| WRITTEN INSTRUCTION |
Copy exactly the lines that run from the top of the listing to the line containing "-3, -4, -6, -7, -8];", both ends included, and omit the pictures.

[BEGIN]

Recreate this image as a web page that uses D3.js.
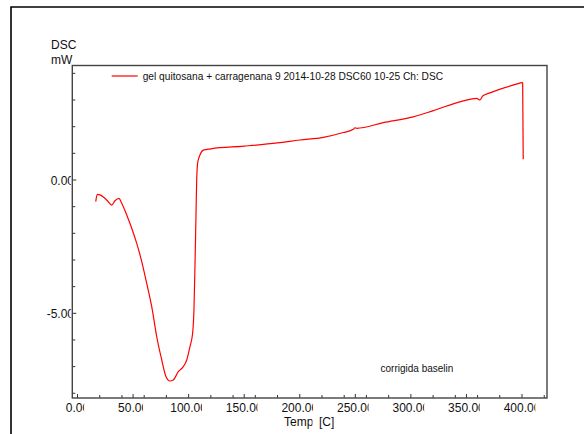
<!DOCTYPE html>
<meta charset="utf-8">
<html>
<head>
  <title>DSC gel quitosana</title>
  <style>
    body { margin: 0; background: #fff; }
    text { font-family: "Liberation Sans", Arial, sans-serif; fill: #111; }
  </style>
</head>
<body>
<div id="my_dataviz"></div>
<script src="https://d3js.org/d3.v7.min.js"></script>
<script>

// data
var temps = [16.4, 17.8, 20.2, 26.3, 30.8, 33.7, 37.3, 39.8, 44.3, 48.8, 53.3, 57.8, 62.3,
  66.8, 71.3, 75.8, 79.6, 83.2, 86.2, 90.7, 95.2, 98.3, 101.2, 103.6, 104.8, 105.7, 106.6,
  107.2, 108.1, 110.2, 113.2, 120, 150, 180, 200.2, 221.2, 239.2, 248.2, 249.7, 251.2,
  275.2, 302.2, 320.2, 347.2, 359.2, 362.2, 364.6, 371.2, 400.6, 401.1];
var dsc = [-0.81, -0.54, -0.56, -0.75, -0.94, -0.78, -0.69, -0.87, -1.31, -1.81, -2.38, -3.06, -3.88,
  -4.75, -5.88, -6.75, -7.37, -7.54, -7.5, -7.19, -7.0, -6.75, -6.25, -5.75, -4.87, -3.25, -1.37,
  -0.12, 0.63, 0.94, 1.12, 1.17, 1.27, 1.39, 1.5, 1.6, 1.78, 1.9, 1.96, 1.94,
  2.15, 2.37, 2.6, 2.97, 3.06, 3.0, 3.15, 3.27, 3.66, 0.78];

var xMajor = [0, 50, 100, 150, 200, 250, 300, 350, 400];
var xMinor = [20, 40, 60, 80, 120, 140, 160, 180, 220, 240, 260, 280, 320, 340, 360, 380, 420];
var yMajor = [0, -5];
var yMinor = [4, 3, 2, 1, -1, -2, -3, -4, -6, -7, -8];

var seriesName = "gel quitosana + carragenana 9 2014-10-28 DSC60 10-25 Ch: DSC";
var note = "corrigida baselin";

var W = 584, H = 434;
var plot = {left: 72.3, top: 65.5, right: 547, bottom: 398};

var svg = d3.select("#my_dataviz")
  .append("svg")
    .attr("width", W)
    .attr("height", H);

// outer frame
svg.append("path")
  .attr("d", "M11,434 V7 H590")
  .attr("fill", "none")
  .attr("stroke", "#000")
  .attr("stroke-width", 1.6);

var x = d3.scaleLinear().domain([0, 400]).range([77.5, 522]);
var y = d3.scaleLinear().domain([0, -5]).range([180, 313.3]);

var defs = svg.append("defs");
defs.append("clipPath").attr("id", "plotclip")
  .append("rect")
    .attr("x", plot.left).attr("y", plot.top)
    .attr("width", plot.right - plot.left).attr("height", plot.bottom - plot.top);

// ticks on the bottom axis (pointing inward)
svg.append("g").selectAll("line")
  .data(xMajor.concat(xMinor).filter(function(d) { return x(d) < plot.right; }))
  .enter().append("line")
    .attr("x1", function(d) { return x(d); })
    .attr("x2", function(d) { return x(d); })
    .attr("y1", plot.bottom)
    .attr("y2", function(d) { return plot.bottom - (xMajor.indexOf(d) >= 0 ? 4 : 3); })
    .attr("stroke", "#333")
    .attr("stroke-width", 1);

// ticks on the left axis
svg.append("g").selectAll("line")
  .data(yMajor.concat(yMinor))
  .enter().append("line")
    .attr("x1", plot.left)
    .attr("x2", function(d) { return plot.left + (yMajor.indexOf(d) >= 0 ? 4 : 3); })
    .attr("y1", function(d) { return y(d); })
    .attr("y2", function(d) { return y(d); })
    .attr("stroke", "#333")
    .attr("stroke-width", 1);

// x labels, truncated like the original
var xl = svg.append("g");
xMajor.forEach(function(v, i) {
  var t = xl.append("text")
    .attr("x", x(v))
    .attr("y", 412)
    .attr("text-anchor", "middle")
    .style("font-size", "12px")
    .attr("clip-path", "url(#xlc" + i + ")")
    .text(v.toFixed(2));
  var w = t.node().getComputedTextLength();
  defs.append("clipPath").attr("id", "xlc" + i)
    .append("rect")
      .attr("x", x(v) - w / 2 - 2).attr("y", 398)
      .attr("width", w - 3).attr("height", 20);
});

// y labels, clipped at the axis
defs.append("clipPath").attr("id", "ylc")
  .append("rect").attr("x", 0).attr("y", 0).attr("width", 70.8).attr("height", H);
svg.append("g").selectAll("text")
  .data(yMajor)
  .enter().append("text")
    .attr("x", 74)
    .attr("y", function(d) { return y(d) + 4.5; })
    .attr("text-anchor", "end")
    .style("font-size", "12px")
    .attr("clip-path", "url(#ylc)")
    .text(function(d) { return d.toFixed(2); });

// axis titles
svg.append("text").attr("x", 51).attr("y", 49).style("font-size", "12px").text("DSC");
svg.append("text").attr("x", 51).attr("y", 64).style("font-size", "12px").text("mW");

defs.append("clipPath").attr("id", "tempc")
  .append("rect").attr("x", 280).attr("y", 400).attr("width", 32.5).attr("height", 40);
svg.append("text").attr("x", 284).attr("y", 426).style("font-size", "12px")
  .attr("clip-path", "url(#tempc)").text("Temp");
svg.append("text").attr("x", 319).attr("y", 426).style("font-size", "12px").text("[C]");

// plot frame
svg.append("rect")
  .attr("x", plot.left).attr("y", plot.top)
  .attr("width", plot.right - plot.left).attr("height", plot.bottom - plot.top)
  .attr("fill", "none")
  .attr("stroke", "#444")
  .attr("stroke-width", 1.4);

// the curve
var pts = temps.map(function(t, i) { return [t, dsc[i]]; });
var line = d3.line()
  .x(function(d) { return x(d[0]); })
  .y(function(d) { return y(d[1]); })
  .curve(d3.curveMonotoneX);

svg.append("path")
  .datum(pts.slice(0, pts.length - 1))
  .attr("clip-path", "url(#plotclip)")
  .attr("fill", "none")
  .attr("stroke", "#ff0000")
  .attr("stroke-width", 1.2)
  .attr("d", line);

// final drop at end of run
svg.append("path")
  .datum(pts.slice(pts.length - 2))
  .attr("fill", "none")
  .attr("stroke", "#ff0000")
  .attr("stroke-width", 1.2)
  .attr("d", d3.line().x(function(d) { return x(d[0]); }).y(function(d) { return y(d[1]); }));

// legend
svg.append("line")
  .attr("x1", 111.7).attr("x2", 137.7).attr("y1", 76).attr("y2", 76)
  .attr("stroke", "#ff0000").attr("stroke-width", 1.2);
svg.append("text")
  .attr("x", 142.7).attr("y", 79.5)
  .style("font-size", "10.2px")
  .text(seriesName);

svg.append("text")
  .attr("x", 380.5).attr("y", 371.5)
  .style("font-size", "10px")
  .text(note);

</script>
</body>
</html>
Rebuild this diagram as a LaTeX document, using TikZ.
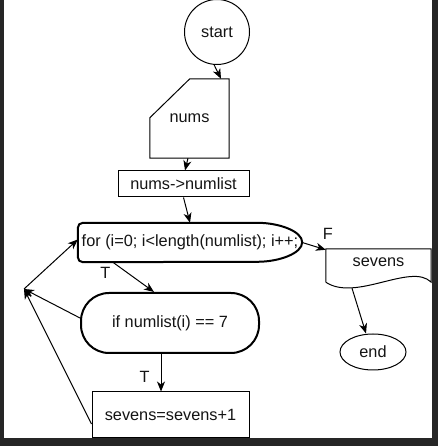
\documentclass[tikz,border=0pt]{standalone}
\usepackage{fontspec}
\setmainfont{Liberation Sans}
\usetikzlibrary{arrows.meta,shapes.geometric,shapes.misc,calc}
\definecolor{frame}{RGB}{38,38,38}
\definecolor{ink}{RGB}{20,20,20}
\tikzset{
  >={Stealth[length=10pt,width=8pt,inset=3pt]},
  txt/.style={font=\fontsize{16.3}{18}\selectfont,text=ink},
  term/.style={txt,draw=black,line width=1pt,inner sep=0pt},
  proc/.style={txt,rectangle,draw=black,line width=1pt,inner sep=0pt},
  blank/.style={txt,rectangle,inner sep=0pt},
  outline/.style={line width=1pt,draw=black},
  flow/.style={->,line width=1pt,draw=black},
  lbl/.style={txt,inner sep=0pt},
}
\begin{document}
\begin{tikzpicture}[x=1pt,y=1pt]
  % dark frame round the sheet
  \fill[frame] (0,0) rectangle (438,446);
  \fill[white] (4,8) rectangle (432,446);
  \useasboundingbox (0,0) rectangle (438,446);

  \node[term,circle,minimum size=65pt] (start) at (217,414) {start};
  \node[blank,minimum width=79pt,minimum height=79pt] (nums) at (189.5,327.5) {nums};
  \draw[outline] ([yshift=-39pt]nums.north west) -- ([xshift=40pt]nums.north west) -- (nums.north east)
    -- (nums.south east) -- (nums.south west) -- cycle;
  \node[proc,minimum width=131pt,minimum height=26pt] (cast) at (183.5,262) {nums->numlist};

  \node[blank,minimum width=224pt,minimum height=39pt] (loop) at (190,203.5) {for (i=0; i<length(numlist); i++;};
  \draw[outline,line width=2pt,rounded corners=5pt] ([xshift=-50pt]loop.north east)
    arc[start angle=90,end angle=-90,x radius=50pt,y radius=19.5pt]
    -- (loop.south west) -- (loop.north west) -- cycle;

  \node[proc,line width=2pt,rounded corners=28pt,minimum width=178pt,minimum height=60pt] (test) at (170,123) {if numlist(i) == 7};
  \node[proc,minimum width=157pt,minimum height=46pt] (count) at (170.5,31) {sevens=sevens+1};

  \node[blank,minimum width=105pt,minimum height=33pt,text depth=7pt] (out) at (378.5,180.5) {sevens};
  \draw[outline] (out.south west) -- (out.north west) -- (out.north east) -- (out.south east)
    .. controls +(-20pt,20pt) and +(30pt,-20pt) .. (out.south west);
  \node[term,ellipse,minimum width=66pt,minimum height=36pt] (stop) at (373,94) {end};

  \coordinate (back) at (24,157);

  \draw[flow] (start.265) -- ([xshift=31.5pt]nums.north);
  \draw[flow] ([xshift=-1.5pt]nums.south) -- ([xshift=1.5pt]cast.north);
  \draw[flow] (cast.south) -- (loop.north);
  \draw[flow] (loop.east) -- ([yshift=-1pt]out.north west)
    node[lbl,pos=1,above,xshift=2pt,yshift=10pt] {F};
  \draw[flow] ([xshift=35pt]loop.south west) -- ([xshift=-16pt]test.north)
    node[lbl,pos=0,below left,xshift=-2pt,yshift=-5pt] {T};
  \draw[flow] ([xshift=-9pt]test.south) -- ([xshift=-9.5pt]count.north)
    node[lbl,pos=0.6,left,xshift=-11pt] {T};
  \draw[flow] ([xshift=-26.5pt,yshift=-6pt]out.south) -- ([xshift=-7pt]stop.north);

  \draw[flow] ([yshift=5pt]test.west) -- (back);
  \draw[flow] ([yshift=-9pt]count.west) -- (back);
  \draw[flow] (back) -- ([yshift=3pt]loop.west);
\end{tikzpicture}
\end{document}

[END]

| ANSWER TO THIS EXERCISE |
Recreate this image as a web page that uses D3.js.
<!DOCTYPE html>
<meta charset="utf-8">
<html>
<head>
  <title>DSC gel quitosana</title>
  <style>
    body { margin: 0; background: #fff; }
    text { font-family: "Liberation Sans", Arial, sans-serif; fill: #111; }
  </style>
</head>
<body>
<div id="my_dataviz"></div>
<script src="https://d3js.org/d3.v7.min.js"></script>
<script>

// data
var temps = [16.4, 17.8, 20.2, 26.3, 30.8, 33.7, 37.3, 39.8, 44.3, 48.8, 53.3, 57.8, 62.3,
  66.8, 71.3, 75.8, 79.6, 83.2, 86.2, 90.7, 95.2, 98.3, 101.2, 103.6, 104.8, 105.7, 106.6,
  107.2, 108.1, 110.2, 113.2, 120, 150, 180, 200.2, 221.2, 239.2, 248.2, 249.7, 251.2,
  275.2, 302.2, 320.2, 347.2, 359.2, 362.2, 364.6, 371.2, 400.6, 401.1];
var dsc = [-0.81, -0.54, -0.56, -0.75, -0.94, -0.78, -0.69, -0.87, -1.31, -1.81, -2.38, -3.06, -3.88,
  -4.75, -5.88, -6.75, -7.37, -7.54, -7.5, -7.19, -7.0, -6.75, -6.25, -5.75, -4.87, -3.25, -1.37,
  -0.12, 0.63, 0.94, 1.12, 1.17, 1.27, 1.39, 1.5, 1.6, 1.78, 1.9, 1.96, 1.94,
  2.15, 2.37, 2.6, 2.97, 3.06, 3.0, 3.15, 3.27, 3.66, 0.78];

var xMajor = [0, 50, 100, 150, 200, 250, 300, 350, 400];
var xMinor = [20, 40, 60, 80, 120, 140, 160, 180, 220, 240, 260, 280, 320, 340, 360, 380, 420];
var yMajor = [0, -5];
var yMinor = [4, 3, 2, 1, -1, -2, -3, -4, -6, -7, -8];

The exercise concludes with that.